Tony wanted to look in the eyes of the person who had killed his daughter. The questions, for which maybe there were no answers, that Tony and Jo wanted to ask were “What was so bad that you had to kill her? Why couldn’t you both just walk away?”
“We wanted to know the truth about what happened,” Jo said.
Cory sat staring at the floor as Jo and Tony stood on the opposite side of the glass separating them.
“I did nothing but watch,” Cory finally said, meaning he did not initiate Adrianne’s murder.
“You’re a liar!” Jo snapped.
“Why lie?” Tony asked. “If you didn’t do anything, why would you plead out to forty years in prison?”
“Okay . . . okay,” Cory said, according to Jo, “I put the belt around her neck. I held the belt.”
Tony brought a photograph of his daughter. As Cory tried to explain his way out of it, Tony slammed the picture against the glass between them.
“Look at her!” Adrianne’s father said.
Cory gazed at the photo for a brief moment and quickly dropped his head.
Jo and Tony walked out.
They received a letter shortly after visiting with Cory, who was now apparently interested in confronting his behavior and facing his victim’s family. In that short missive, Cory explained how, when Jo and Tony had gone to see him, he didn’t have the nerve to look at them in the eyes and talk about what had happened. He mentioned how he wished every day that he could take back what had happened. He said he was truly sorry. He knew that what he did was an unforgivable act on his part, but he wanted the Reynolds family as a whole to know how sorry he was for committing the “act.”
Lastly Cory wrote that if he could give his life to bring Adrianne back, I would in a second.
Cory Gregory was sentenced in early July to forty-five years, the maximum penalty he could have received. During the proceeding, Cory looked at Jo and Tony Reynolds. He said, “Tony, Joanne, and the rest of the Reynolds family, I am truly sorry. Truly, I am. If I could someway give my life to bring Adrianne back, I would do it.”
Cory turned to his father, Bert, and his mother, Teresa, and apologized for putting them through the ordeal of their lives.
Teresa stood behind her son,
tears falling down her cheeks.
“I cried because I never wanted my son to have to grow up in prison,” Teresa said later. “He was so young and had so much life ahead of him to grow and mature and experience the many wonderful things that life can be.

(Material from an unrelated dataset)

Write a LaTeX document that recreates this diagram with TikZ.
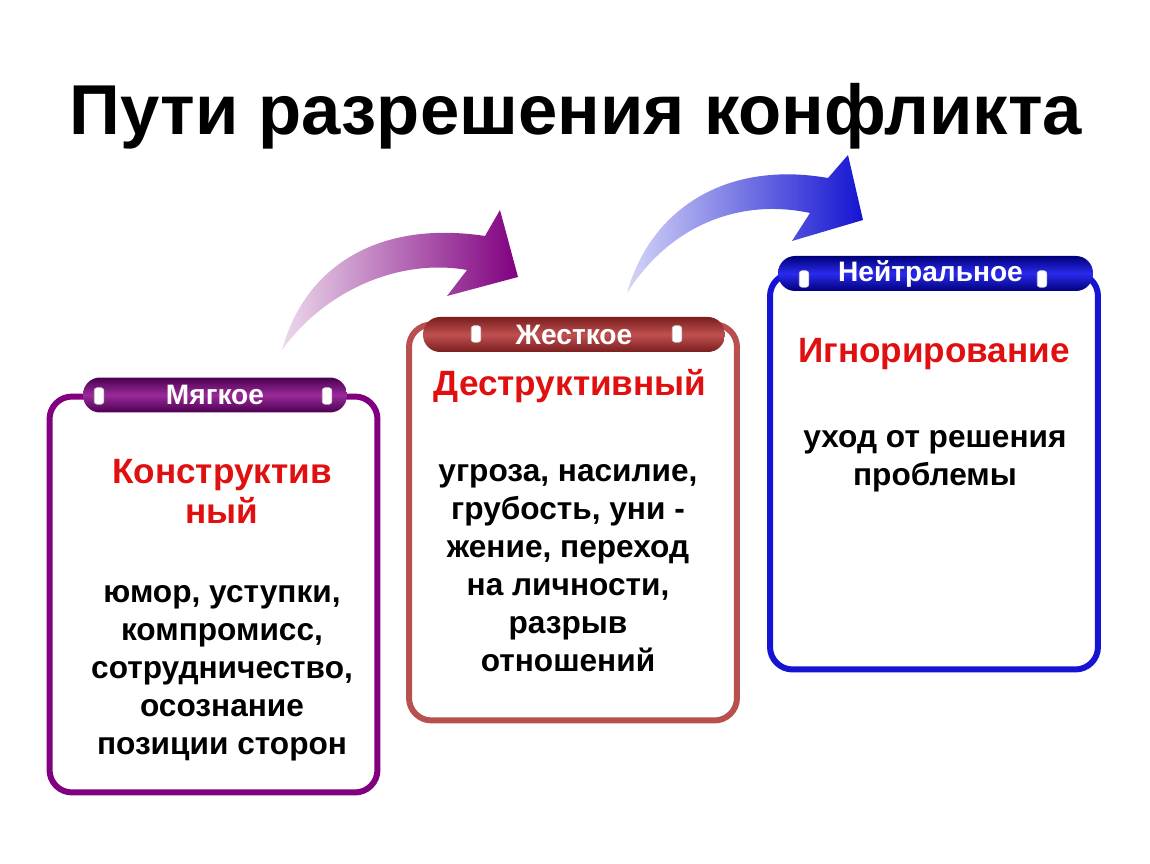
\documentclass[tikz,border=0pt]{standalone}
\usepackage{fontspec}
\setmainfont{Liberation Sans}
\usetikzlibrary{positioning}

\definecolor{softline}{HTML}{800080}
\definecolor{softdark}{HTML}{4A0050}
\definecolor{softmid}{HTML}{9A2A9A}
\definecolor{hardline}{HTML}{B85050}
\definecolor{harddark}{HTML}{7A1E1E}
\definecolor{hardmid}{HTML}{C05050}
\definecolor{neutline}{HTML}{1414D2}
\definecolor{neutdark}{HTML}{00007A}
\definecolor{neutmid}{HTML}{2A2AEE}
\definecolor{headred}{HTML}{E01010}

\begin{document}
\begin{tikzpicture}[
    x=0.02cm, y=-0.02cm,
    cardframe/.style={draw, line width=3.4pt, rounded corners=0.45cm, minimum width=6.56cm, minimum height=7.92cm, inner sep=0pt},
    cardtab/.style={rounded corners=0.34cm, minimum height=0.7cm, inner sep=0pt, text=white, font=\bfseries\fontsize{16}{19}\selectfont},
    tabpeg/.style={fill=white, draw=gray!40, line width=0.3pt, rounded corners=1.5pt, minimum width=0.19cm, minimum height=0.33cm, inner sep=0pt},
    heading/.style={align=center, text=headred, font=\bfseries\fontsize{20}{22.7}\selectfont},
    body/.style={align=center, font=\bfseries\fontsize{18}{21.6}\selectfont}
]
\useasboundingbox (0,0) rectangle (1150,864);

% Title
\node[anchor=base, font=\bfseries\fontsize{40.2}{48}\selectfont] (title) at (576,135) {Пути разрешения конфликта};

% Curved arrows
\coordinate (tail1) at (282,350);
\coordinate (head1) at (518,277);
\shade[left color=softline!15, right color=softline] (tail1) .. controls (305,265) and (380,220) .. (485,236) -- (500,210) -- (head1) -- (447,296) -- (467,270) .. controls (400,258) and (325,290) .. cycle;

\coordinate (tail2) at (627,293);
\coordinate (head2) at (863,220);
\shade[left color=neutline!18, right color=neutline] (tail2) .. controls (650,210) and (725,160) .. (828,178) -- (848,155) -- (head2) -- (792,241) -- (810,213) .. controls (740,198) and (670,225) .. cycle;

% Frames
\node[cardframe, draw=softline] (softbox) at (213.5,594.5) {};
\node[cardframe, draw=hardline] (hardbox) at (573,522.5) {};
\node[cardframe, draw=neutline] (neutbox) at (934,471.5) {};

% Tabs
\node[cardtab, minimum width=5.28cm, top color=softdark, bottom color=softdark, middle color=softmid] (softtab) at (215,395) {Мягкое};
\node[cardtab, minimum width=6.04cm, top color=harddark, bottom color=harddark, middle color=hardmid] (hardtab) at (574,334.5) {Жесткое};
\node[cardtab, minimum width=6.3cm, top color=neutdark, bottom color=neutdark, middle color=neutmid] (neuttab) at (935.5,273.5) {\hspace*{-0.2cm}Нейтральное};

% Pegs on the tabs
\node[tabpeg] (softpegl) at (99,396) {};
\node[tabpeg] (softpegr) at (327,396) {};
\node[tabpeg] (hardpegl) at (476,334) {};
\node[tabpeg] (hardpegr) at (677,334) {};
\node[tabpeg] (neutpegl) at (804,279) {};
\node[tabpeg] (neutpegr) at (1042,279) {};

% Headings
\node[heading] (softhead) at (222,491) {Конструктив\\ный};
\node[heading] (hardhead) at (570,386) {Деструктивный};
\node[heading] (neuthead) at (934,354) {Игнорирование};

% Texts
\node[body] (softtext) at (222,673) {юмор, уступки,\\компромисс,\\сотрудничество,\\осознание\\позиции сторон};
\node[body] (hardtext) at (568,568) {угроза, насилие,\\грубость, уни -\\жение, переход\\на личности,\\разрыв\\отношений};
\node[body] (neuttext) at (935,461) {уход от решения\\проблемы};

\end{tikzpicture}
\end{document}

I cried because he had thrown that chance away.”
Cory faced Judge Walter Braud.
“All I can say and ask of the court is,” Cory said, his voice firm and unwavering, the orange jumper he wore reminding the packed gallery that they were staring at an admitted murderer, “to show me some kind of mercy.”
Judge Braud took a deep breath. “Well, it’s too little, too late, Mr. Gregory.”
During the summer of 2006, an announcement came that Nate Gaudet, after pleading guilty to one count of “concealing a homicidal death,” had been sentenced “up to five years” and was serving his time at the Illinois Youth Center in Harrisburg, Illinois.
Nate was punished as a juvenile in exchange for his testimony against Sarah Kolb. The way he was sentenced would, theoretically, give Nate the chance at parole before his twentieth birthday. But nobody believed that would ever happen, considering what Nate had done.
“I was appalled,” Tony Reynolds said. “That boy cut up my little girl and got away with it.”
About six weeks after he pleaded guilty, Cory Gregory had a change of heart. Sarah Kolb’s sentencing hearing was coming up. Now, as the first week of August fell on the QC, Cory decided he wanted to take back his guilty plea and take his case to jury trial.
His lawyer filed the appropriate motion. In it, Cory’s lawyer said it was the sentencing that changed his client’s mind—that forty-five years, which could have been in the neighborhood of twenty, was inconsistent with the defendant’s history of peace and tranquility.